_Instruction_
Work through the data line by line, gathering every line that has the word "chart".

_Source excerpt_
— START —

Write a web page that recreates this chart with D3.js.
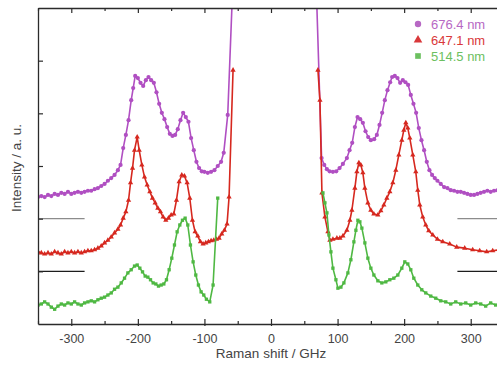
<!DOCTYPE html>
<html>
<head>
<meta charset="utf-8">
<script src="https://cdn.jsdelivr.net/npm/d3@7"></script>
<style>
  html, body { margin: 0; padding: 0; background: #fff; }
  svg { display: block; font-family: "Liberation Sans", Arial, sans-serif; }
</style>
</head>
<body>
<svg id="chart" width="497" height="368"></svg>
<script>
// Raman spectra (anti-Stokes side < 0, Stokes side > 0), intensity in arbitrary units
const laserLines = ["676.4 nm", "647.1 nm", "514.5 nm"];
const shiftTicks = [-300, -200, -100, 0, 100, 200, 300];
const shiftMinorTicks = [-350, -250, -150, -50, 50, 150, 250, 350];
const intensityTicks = [1, 2, 3, 4, 5];
const referenceLevels = [2, 1];
const referenceSpans = [[-350, -280], [280, 350]];

const violetAntiStokes = [
  [-350,2.41],[-345,2.43],[-340,2.41],[-335,2.45],[-330,2.43],[-325,2.47],[-320,2.45],[-315,2.49],
  [-310,2.47],[-305,2.51],[-300,2.47],[-295,2.49],[-290,2.51],[-285,2.49],[-280,2.51],[-275,2.53],
  [-270,2.53],[-265,2.56],[-260,2.58],[-255,2.62],[-250,2.66],[-245,2.72],[-240,2.77],[-235,2.83],
  [-230,2.92],[-226,3.02],[-222,3.34],[-218,3.59],[-214,3.87],[-210,4.25],[-207,4.48],[-204,4.71],
  [-200,4.67],[-196,4.58],[-192,4.52],[-188,4.63],[-184,4.69],[-180,4.63],[-176,4.58],[-172,4.40],
  [-168,4.18],[-164,4.01],[-160,3.89],[-156,3.74],[-152,3.61],[-148,3.57],[-144,3.59],[-140,3.70],
  [-136,3.87],[-132,4.01],[-128,3.93],[-124,3.84],[-120,3.53],[-116,3.30],[-112,3.08],[-108,2.96],
  [-104,2.90],[-100,2.89],[-95,2.87],[-90,2.89],[-85,2.92],[-80,3.00],[-75,3.08],[-71,3.25],
  [-65,3.97],[-56,6.90]
];
const violetStokes = [
  [67.5,6.60],[76,3.15],[80,3.02],[84,2.94],[88,2.90],[93,2.89],[98,2.90],[103,2.96],[108,3.04],
  [114,3.15],[118,3.30],[122,3.44],[126,3.74],[130,3.93],[134,3.89],[138,3.82],[142,3.66],
  [146,3.55],[150,3.49],[155,3.51],[159,3.59],[163,3.78],[167,4.01],[171,4.25],[175,4.44],
  [179,4.59],[182,4.69],[186,4.71],[190,4.67],[194,4.58],[198,4.63],[202,4.59],[206,4.54],
  [210,4.35],[214,4.18],[218,4.01],[222,3.72],[226,3.49],[230,3.30],[234,3.08],[238,2.92],
  [242,2.83],[246,2.77],[250,2.72],[255,2.66],[260,2.60],[265,2.58],[270,2.54],[275,2.53],
  [280,2.51],[285,2.51],[290,2.49],[295,2.47],[300,2.45],[305,2.45],[310,2.47],[315,2.49],
  [320,2.51],[325,2.53],[330,2.51],[335,2.53],[340,2.54],[345,2.54],[350,2.56]
];

const redAntiStokes = [
  [-350,1.37],[-345,1.35],[-340,1.33],[-335,1.35],[-330,1.33],[-325,1.37],[-320,1.35],[-315,1.33],
  [-310,1.37],[-305,1.35],[-300,1.37],[-295,1.35],[-290,1.37],[-285,1.35],[-280,1.37],[-275,1.39],
  [-270,1.39],[-265,1.41],[-260,1.44],[-255,1.48],[-250,1.54],[-245,1.59],[-240,1.65],[-235,1.73],
  [-230,1.80],[-226,1.88],[-222,2.01],[-218,2.13],[-214,2.35],[-211,2.68],[-208,2.96],[-205,3.30],
  [-201,3.55],[-198,3.30],[-194,3.02],[-190,2.79],[-186,2.64],[-182,2.51],[-178,2.39],[-174,2.30],
  [-170,2.20],[-166,2.13],[-162,2.03],[-158,1.97],[-154,2.01],[-150,2.07],[-146,2.09],[-142,2.35],
  [-138,2.70],[-134,2.83],[-130,2.81],[-126,2.68],[-122,2.39],[-118,1.97],[-114,1.75],[-110,1.67],
  [-106,1.56],[-102,1.52],[-98,1.54],[-94,1.56],[-90,1.58],[-86,1.59],[-82,1.61],[-78,1.63],
  [-74,1.71],[-70,1.78],[-66,1.90],[-63,2.41],[-57,4.82]
];
const redStokes = [
  [70.5,4.82],[73.5,4.25],[76.5,2.49],[81,2.03],[85.5,1.75],[88.5,1.59],[93,1.61],[99,1.63],
  [103.5,1.63],[108,1.67],[114,1.78],[118.5,1.97],[121.5,2.16],[126,2.58],[129,2.89],[132,3.06],
  [135,3.02],[138,2.87],[141,2.58],[145.5,2.30],[150,2.16],[154.5,2.09],[160.5,2.07],[165,2.15],
  [169.5,2.26],[174,2.39],[178.5,2.51],[183,2.68],[187.5,2.92],[192,3.21],[196.5,3.49],[199.5,3.68],
  [202.5,3.82],[205.5,3.72],[208.5,3.53],[213,3.21],[217.5,2.89],[220.5,2.54],[223.5,2.26],[228,2.03],
  [232.5,1.88],[237,1.77],[243,1.69],[250,1.61],[258,1.56],[268.5,1.52],[279,1.46],[291,1.44],
  [303,1.41],[313.5,1.39],[324,1.37],[333,1.39],[343.5,1.41],[350,1.39]
];

const greenAntiStokes = [
  [-350,0.36],[-345,0.38],[-340,0.42],[-335,0.38],[-330,0.32],[-325,0.28],[-320,0.34],[-315,0.38],
  [-310,0.36],[-305,0.40],[-300,0.38],[-295,0.42],[-290,0.38],[-285,0.36],[-280,0.40],[-275,0.42],
  [-270,0.44],[-265,0.42],[-260,0.46],[-255,0.49],[-250,0.51],[-245,0.55],[-240,0.59],[-235,0.66],
  [-230,0.70],[-225,0.78],[-220,0.87],[-215,0.97],[-210,1.03],[-205,1.10],[-201,1.12],[-197,1.06],
  [-193,0.99],[-189,0.91],[-185,0.89],[-181,0.84],[-177,0.78],[-173,0.76],[-169,0.72],[-165,0.74],
  [-161,0.76],[-157,0.84],[-153,1.03],[-149,1.25],[-145,1.50],[-141,1.75],[-137,1.88],[-133,1.97],
  [-129,2.01],[-125,1.88],[-121,1.50],[-117,1.18],[-113,0.93],[-109,0.74],[-105,0.61],[-101,0.55],
  [-97,0.47],[-92,0.42],[-87,0.74],[-80,2.39]
];
const greenStokes = [
  [78,2.49],[81,2.30],[84,2.11],[87,1.69],[90,1.37],[93,1.06],[97.5,0.84],[100.5,0.68],[105,0.70],
  [109.5,0.78],[115.5,0.97],[120,1.22],[124.5,1.56],[127.5,1.78],[130.5,1.97],[133.5,1.94],
  [136.5,1.82],[141,1.54],[145.5,1.25],[150,1.06],[154.5,0.93],[160.5,0.82],[166.5,0.78],
  [172.5,0.80],[178.5,0.84],[184.5,0.87],[190.5,0.93],[196.5,1.06],[201,1.18],[205.5,1.14],
  [210,1.03],[214.5,0.87],[220.5,0.74],[226.5,0.65],[232.5,0.59],[240,0.53],[247.5,0.49],
  [255,0.44],[262.5,0.42],[270,0.38],[277.5,0.42],[285,0.38],[292.5,0.40],[300,0.36],[307.5,0.40],
  [315,0.38],[322.5,0.34],[330,0.40],[337.5,0.36],[345,0.38]
];

const seriesList = [
  { label: laserLines[0], color: "#b04fc2", legendColor: "#b768c4", symbol: d3.symbolCircle, symbolSize: 14, segments: [violetAntiStokes, violetStokes] },
  { label: laserLines[1], color: "#d6281f", legendColor: "#d9383a", symbol: d3.symbolTriangle, symbolSize: 12, segments: [redAntiStokes, redStokes] },
  { label: laserLines[2], color: "#4fb843", legendColor: "#6cc060", symbol: d3.symbolSquare, symbolSize: 11, segments: [greenAntiStokes, greenStokes] }
];

const margin = { left: 38, top: 8, right: -7, bottom: 44 };
const W = 497, H = 368;
const svg = d3.select("#chart");

const xScale = d3.scaleLinear().domain([-350, 350]).range([margin.left, W - margin.right]);
const yScale = d3.scaleLinear().domain([0, 6]).range([H - margin.bottom, margin.top]);

const [x0, x1] = xScale.range();
const [yb, yt] = yScale.range();

svg.append("defs").append("clipPath").attr("id", "plot-clip")
  .append("rect").attr("x", x0).attr("y", yt).attr("width", x1 - x0).attr("height", yb - yt);

// reference levels at the spectrum edges
const refColors = ["#8c8c8c", "#1c1c1c"];
const refG = svg.append("g");
referenceLevels.forEach((lvl, i) => {
  referenceSpans.forEach(span => {
    refG.append("line")
      .attr("x1", xScale(span[0])).attr("x2", xScale(span[1]))
      .attr("y1", yScale(lvl)).attr("y2", yScale(lvl))
      .attr("stroke", refColors[i]).attr("stroke-width", 1.4);
  });
});

// spectra
const plotArea = svg.append("g").attr("clip-path", "url(#plot-clip)");
const lineGen = d3.line().x(d => xScale(d[0])).y(d => yScale(d[1]));

seriesList.forEach(s => {
  const g = plotArea.append("g");
  s.segments.forEach(seg => {
    g.append("path").datum(seg)
      .attr("d", lineGen)
      .attr("fill", "none")
      .attr("stroke", s.color)
      .attr("stroke-width", 1.6)
      .attr("stroke-linejoin", "round");
    g.selectAll(null).data(seg).enter().append("path")
      .attr("d", d3.symbol().type(s.symbol).size(s.symbolSize))
      .attr("transform", d => `translate(${xScale(d[0])},${yScale(d[1])})`)
      .attr("fill", s.color);
  });
});

// axes / frame
const axisColor = "#2b2b2b";
function styleAxis(g) {
  g.selectAll(".domain").attr("stroke", axisColor).attr("stroke-width", 1.3);
  g.selectAll(".tick line").attr("stroke", axisColor).attr("stroke-width", 1.2);
  g.selectAll(".tick text").attr("fill", "#444").style("font-size", "12.5px")
    .style("font-family", "'Liberation Sans', Arial, sans-serif");
}

const axisBottomG = svg.append("g").attr("transform", `translate(0,${yb})`)
  .call(d3.axisBottom(xScale).tickValues(shiftTicks).tickSizeInner(-5).tickSizeOuter(0).tickPadding(10)
    .tickFormat(d => d < 0 ? "-" + Math.abs(d) : d));
styleAxis(axisBottomG);
const axisBottomOut = svg.append("g").attr("transform", `translate(0,${yb})`)
  .call(d3.axisBottom(xScale).tickValues(shiftTicks).tickSize(2).tickFormat(""));
styleAxis(axisBottomOut);
axisBottomOut.select(".domain").remove();
const axisBottomMinor = svg.append("g").attr("transform", `translate(0,${yb})`)
  .call(d3.axisBottom(xScale).tickValues(shiftMinorTicks).tickSize(-3).tickFormat(""));
styleAxis(axisBottomMinor);
axisBottomMinor.select(".domain").remove();

const axisTopG = svg.append("g").attr("transform", `translate(0,${yt})`)
  .call(d3.axisTop(xScale).tickValues(shiftTicks).tickSizeInner(-5).tickSizeOuter(0).tickFormat(""));
styleAxis(axisTopG);
const axisTopMinor = svg.append("g").attr("transform", `translate(0,${yt})`)
  .call(d3.axisTop(xScale).tickValues(shiftMinorTicks).tickSize(-3).tickFormat(""));
styleAxis(axisTopMinor);
axisTopMinor.select(".domain").remove();

const axisLeftG = svg.append("g").attr("transform", `translate(${x0},0)`)
  .call(d3.axisLeft(yScale).tickValues(intensityTicks).tickSizeInner(-5).tickSizeOuter(0).tickFormat(""));
styleAxis(axisLeftG);
const axisRightG = svg.append("g").attr("transform", `translate(${x1},0)`)
  .call(d3.axisRight(yScale).tickValues(intensityTicks).tickSizeInner(-5).tickSizeOuter(0).tickFormat(""));
styleAxis(axisRightG);

// axis titles
svg.append("text")
  .attr("x", xScale(0)).attr("y", H - 10)
  .attr("text-anchor", "middle")
  .attr("fill", "#444").style("font-size", "13.5px")
  .text("Raman shift / GHz");
svg.append("text")
  .attr("transform", `translate(21,${(yt + yb) / 2 + 2}) rotate(-90)`)
  .attr("text-anchor", "middle")
  .attr("fill", "#444").style("font-size", "13.5px")
  .text("Intensity / a. u.");

// legend
const legend = svg.append("g").attr("transform", "translate(418,24)");
seriesList.forEach((s, i) => {
  const row = legend.append("g").attr("transform", `translate(0,${i * 16})`);
  row.append("path")
    .attr("d", d3.symbol().type(s.symbol).size(32))
    .attr("fill", s.legendColor);
  row.append("text")
    .attr("x", 13).attr("y", 4.5)
    .attr("fill", s.legendColor)
    .style("font-size", "13px")
    .text(s.label);
});
</script>
</body>
</html>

— END —

_Output_
Write a web page that recreates this chart with D3.js.
<svg id="chart" width="497" height="368"></svg>
const svg = d3.select("#chart");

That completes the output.